■ EXERCISE
Write the material out again in full, word for word. Do not include the pictures.
━━ GIVEN MATERIAL ━━
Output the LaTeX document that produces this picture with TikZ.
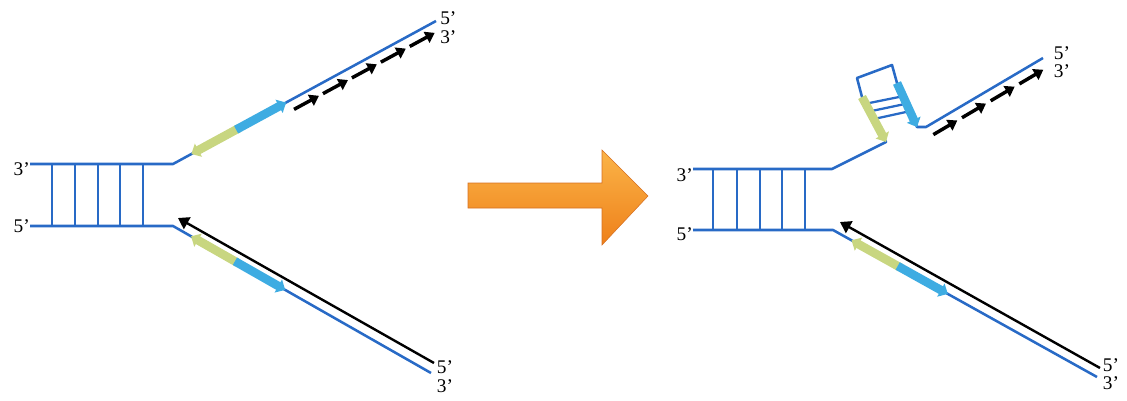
\documentclass[tikz,border=0pt]{standalone}
\usepackage{fontspec}
\setmainfont{Liberation Serif}
\usetikzlibrary{positioning}
\usetikzlibrary{calc}
\usetikzlibrary{arrows.meta}

\definecolor{strandblue}{RGB}{40,106,198}
\definecolor{primergreen}{RGB}{200,214,128}
\definecolor{primercyan}{RGB}{62,172,226}
\definecolor{fwdlight}{RGB}{251,180,72}
\definecolor{fwddark}{RGB}{238,128,26}
\definecolor{fwdedge}{RGB}{214,112,34}

\begin{document}
\begin{tikzpicture}[x=0.75pt,y=-0.75pt]
% Styles:
\tikzset{strand/.style={draw=strandblue, line width=1.9pt, line join=round}}
\tikzset{rung/.style={draw=strandblue, line width=1.7pt}}
\tikzset{lbl/.style={inner sep=0pt, font=\fontsize{14.5}{14.5}\selectfont}}
\tikzset{primerg/.style={draw=primergreen, line width=6.5pt, -{Triangle[length=6pt, width=11pt]}}}
\tikzset{primerc/.style={draw=primercyan, line width=6.5pt, -{Triangle[length=6pt, width=11pt]}}}
\tikzset{okazaki/.style={draw=black, line width=2.6pt, -{Triangle[length=7pt, width=9pt]}}}
\tikzset{leading/.style={draw=black, line width=1.8pt, -{Triangle[length=8pt, width=10pt]}}}

\useasboundingbox (0,0) rectangle (1127,400);

% Left fork:
\coordinate (L3)    at (30,164);
\coordinate (L5)    at (30,226);
\coordinate (Lt)    at (173,164);
\coordinate (Lb)    at (173,226);
\coordinate (Ltop)  at (436,21);
\coordinate (Lbot)  at (431,373);
\coordinate (Llead) at (434,363);
\coordinate (Ltip)  at (178,218);

\foreach \x in {52,75,98,120,143}
  \draw[rung] (\x,0 |- L3) -- (\x,0 |- L5);
\draw[strand] (L3) -- (Lt) -- (Ltop);
\draw[strand] (L5) -- (Lb) -- (Lbot);

\draw[primerg] ($(Lt)!0.25!(Ltop)$) -- ($(Lt)!0.07!(Ltop)$);
\draw[primerc] ($(Lt)!0.24!(Ltop)$) -- ($(Lt)!0.43!(Ltop)$);
\foreach \s/\t in {0.445/0.54, 0.555/0.65, 0.665/0.76, 0.775/0.87, 0.885/0.98}
  \draw[okazaki] ($(Lt)!\s!(Ltop)+(4,9)$) -- ($(Lt)!\t!(Ltop)+(4,9)$);

\draw[primerg] ($(Lb)!0.25!(Lbot)$) -- ($(Lb)!0.07!(Lbot)$);
\draw[primerc] ($(Lb)!0.24!(Lbot)$) -- ($(Lb)!0.435!(Lbot)$);
\draw[leading] (Llead) -- (Ltip);

\node[lbl, left=0pt of L3, yshift=-3.5pt] (l3) {3'};
\node[lbl, left=0pt of L5] (l5) {5'};
\node[lbl, right=3pt of Ltop, yshift=2pt] (lt5) {5'};
\node[lbl] (lt3) at ([yshift=-14pt]lt5) {3'};
\node[lbl, right=2pt of Llead, yshift=-3pt] (lb5) {5'};
\node[lbl] (lb3) at ([yshift=-14pt]lb5) {3'};

% Big arrow:
\shade[top color=fwdlight, bottom color=fwddark, draw=fwdedge, line width=0.4pt]
  (468,183) -- (602,183) -- (602,150) -- (648,196) -- (602,245) -- (602,208) -- (468,208) -- cycle;

% Right fork with hairpin:
\coordinate (R3)    at (693,169);
\coordinate (R5)    at (693,230);
\coordinate (Rt)    at (832,169);
\coordinate (Rb)    at (833,230);
\coordinate (G1)    at (886,142);
\coordinate (G2)    at (862,97);
\coordinate (C1)    at (857,78);
\coordinate (C2)    at (892,65);
\coordinate (B1)    at (897,83);
\coordinate (B2)    at (917,127);
\coordinate (K)     at (926,127);
\coordinate (Rtop)  at (1043,58);
\coordinate (Rbot)  at (1097,377);
\coordinate (Rlead) at (1100,368);
\coordinate (Rtip)  at (840,222);

\foreach \x in {713,737,760,782,805}
  \draw[rung] (\x,0 |- R3) -- (\x,0 |- R5);
\foreach \g/\b in {0.15/0.30, 0.32/0.47, 0.49/0.64}
  \draw[rung] ($(G2)!\g!(G1)$) -- ($(B1)!\b!(B2)$);
\draw[strand] (R3) -- (Rt) -- (G1) -- (G2) -- (C1) -- (C2) -- (B1) -- (B2) -- (K) -- (Rtop);
\draw[strand] (R5) -- (Rb) -- (Rbot);

\draw[primerg] (G2) -- (G1);
\draw[primerc] (B1) -- (B2);
\foreach \s/\t in {0.02/0.225, 0.265/0.47, 0.51/0.715, 0.755/0.96}
  \draw[okazaki] ($(K)!\s!(Rtop)+(5,9)$) -- ($(K)!\t!(Rtop)+(5,9)$);

\draw[primerg] ($(Rb)!0.255!(Rbot)$) -- ($(Rb)!0.07!(Rbot)$);
\draw[primerc] ($(Rb)!0.245!(Rbot)$) -- ($(Rb)!0.435!(Rbot)$);
\draw[leading] (Rlead) -- (Rtip);

\node[lbl, left=0pt of R3, yshift=-4.5pt] (r3) {3'};
\node[lbl, left=0pt of R5, yshift=-3.4pt] (r5) {5'};
\node[lbl, right=8pt of Rtop, yshift=4pt] (rt5) {5'};
\node[lbl] (rt3) at ([yshift=-14pt]rt5) {3'};
\node[lbl, right=2pt of Rlead, yshift=2.5pt] (rb5) {5'};
\node[lbl] (rb3) at ([yshift=-14pt]rb5) {3'};
\end{tikzpicture}
\end{document}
━━━
■ COMPLETED TASK
Output the LaTeX document that produces this picture with TikZ.
\documentclass[tikz,border=0pt]{standalone}
\usepackage{fontspec}
\setmainfont{Liberation Serif}
\usetikzlibrary{positioning}
\usetikzlibrary{calc}
\usetikzlibrary{arrows.meta}

\definecolor{strandblue}{RGB}{40,106,198}
\definecolor{primergreen}{RGB}{200,214,128}
\definecolor{primercyan}{RGB}{62,172,226}
\definecolor{fwdlight}{RGB}{251,180,72}
\definecolor{fwddark}{RGB}{238,128,26}
\definecolor{fwdedge}{RGB}{214,112,34}

\begin{document}
\begin{tikzpicture}[x=0.75pt,y=-0.75pt]
% Styles:
\tikzset{strand/.style={draw=strandblue, line width=1.9pt, line join=round}}
\tikzset{rung/.style={draw=strandblue, line width=1.7pt}}
\tikzset{lbl/.style={inner sep=0pt, font=\fontsize{14.5}{14.5}\selectfont}}
\tikzset{primerg/.style={draw=primergreen, line width=6.5pt, -{Triangle[length=6pt, width=11pt]}}}
\tikzset{primerc/.style={draw=primercyan, line width=6.5pt, -{Triangle[length=6pt, width=11pt]}}}
\tikzset{okazaki/.style={draw=black, line width=2.6pt, -{Triangle[length=7pt, width=9pt]}}}
\tikzset{leading/.style={draw=black, line width=1.8pt, -{Triangle[length=8pt, width=10pt]}}}

\useasboundingbox (0,0) rectangle (1127,400);

% Left fork:
\coordinate (L3)    at (30,164);
\coordinate (L5)    at (30,226);
\coordinate (Lt)    at (173,164);
\coordinate (Lb)    at (173,226);
\coordinate (Ltop)  at (436,21);
\coordinate (Lbot)  at (431,373);
\coordinate (Llead) at (434,363);
\coordinate (Ltip)  at (178,218);

\foreach \x in {52,75,98,120,143}
  \draw[rung] (\x,0 |- L3) -- (\x,0 |- L5);
\draw[strand] (L3) -- (Lt) -- (Ltop);
\draw[strand] (L5) -- (Lb) -- (Lbot);

\draw[primerg] ($(Lt)!0.25!(Ltop)$) -- ($(Lt)!0.07!(Ltop)$);
\draw[primerc] ($(Lt)!0.24!(Ltop)$) -- ($(Lt)!0.43!(Ltop)$);
\foreach \s/\t in {0.445/0.54, 0.555/0.65, 0.665/0.76, 0.775/0.87, 0.885/0.98}
  \draw[okazaki] ($(Lt)!\s!(Ltop)+(4,9)$) -- ($(Lt)!\t!(Ltop)+(4,9)$);

\draw[primerg] ($(Lb)!0.25!(Lbot)$) -- ($(Lb)!0.07!(Lbot)$);
\draw[primerc] ($(Lb)!0.24!(Lbot)$) -- ($(Lb)!0.435!(Lbot)$);
\draw[leading] (Llead) -- (Ltip);

\node[lbl, left=0pt of L3, yshift=-3.5pt] (l3) {3'};
\node[lbl, left=0pt of L5] (l5) {5'};
\node[lbl, right=3pt of Ltop, yshift=2pt] (lt5) {5'};
\node[lbl] (lt3) at ([yshift=-14pt]lt5) {3'};
\node[lbl, right=2pt of Llead, yshift=-3pt] (lb5) {5'};
\node[lbl] (lb3) at ([yshift=-14pt]lb5) {3'};

% Big arrow:
\shade[top color=fwdlight, bottom color=fwddark, draw=fwdedge, line width=0.4pt]
  (468,183) -- (602,183) -- (602,150) -- (648,196) -- (602,245) -- (602,208) -- (468,208) -- cycle;

% Right fork with hairpin:
\coordinate (R3)    at (693,169);
\coordinate (R5)    at (693,230);
\coordinate (Rt)    at (832,169);
\coordinate (Rb)    at (833,230);
\coordinate (G1)    at (886,142);
\coordinate (G2)    at (862,97);
\coordinate (C1)    at (857,78);
\coordinate (C2)    at (892,65);
\coordinate (B1)    at (897,83);
\coordinate (B2)    at (917,127);
\coordinate (K)     at (926,127);
\coordinate (Rtop)  at (1043,58);
\coordinate (Rbot)  at (1097,377);
\coordinate (Rlead) at (1100,368);
\coordinate (Rtip)  at (840,222);

\foreach \x in {713,737,760,782,805}
  \draw[rung] (\x,0 |- R3) -- (\x,0 |- R5);
\foreach \g/\b in {0.15/0.30, 0.32/0.47, 0.49/0.64}
  \draw[rung] ($(G2)!\g!(G1)$) -- ($(B1)!\b!(B2)$);
\draw[strand] (R3) -- (Rt) -- (G1) -- (G2) -- (C1) -- (C2) -- (B1) -- (B2) -- (K) -- (Rtop);
\draw[strand] (R5) -- (Rb) -- (Rbot);

\draw[primerg] (G2) -- (G1);
\draw[primerc] (B1) -- (B2);
\foreach \s/\t in {0.02/0.225, 0.265/0.47, 0.51/0.715, 0.755/0.96}
  \draw[okazaki] ($(K)!\s!(Rtop)+(5,9)$) -- ($(K)!\t!(Rtop)+(5,9)$);

\draw[primerg] ($(Rb)!0.255!(Rbot)$) -- ($(Rb)!0.07!(Rbot)$);
\draw[primerc] ($(Rb)!0.245!(Rbot)$) -- ($(Rb)!0.435!(Rbot)$);
\draw[leading] (Rlead) -- (Rtip);

\node[lbl, left=0pt of R3, yshift=-4.5pt] (r3) {3'};
\node[lbl, left=0pt of R5, yshift=-3.4pt] (r5) {5'};
\node[lbl, right=8pt of Rtop, yshift=4pt] (rt5) {5'};
\node[lbl] (rt3) at ([yshift=-14pt]rt5) {3'};
\node[lbl, right=2pt of Rlead, yshift=2.5pt] (rb5) {5'};
\node[lbl] (rb3) at ([yshift=-14pt]rb5) {3'};
\end{tikzpicture}
\end{document}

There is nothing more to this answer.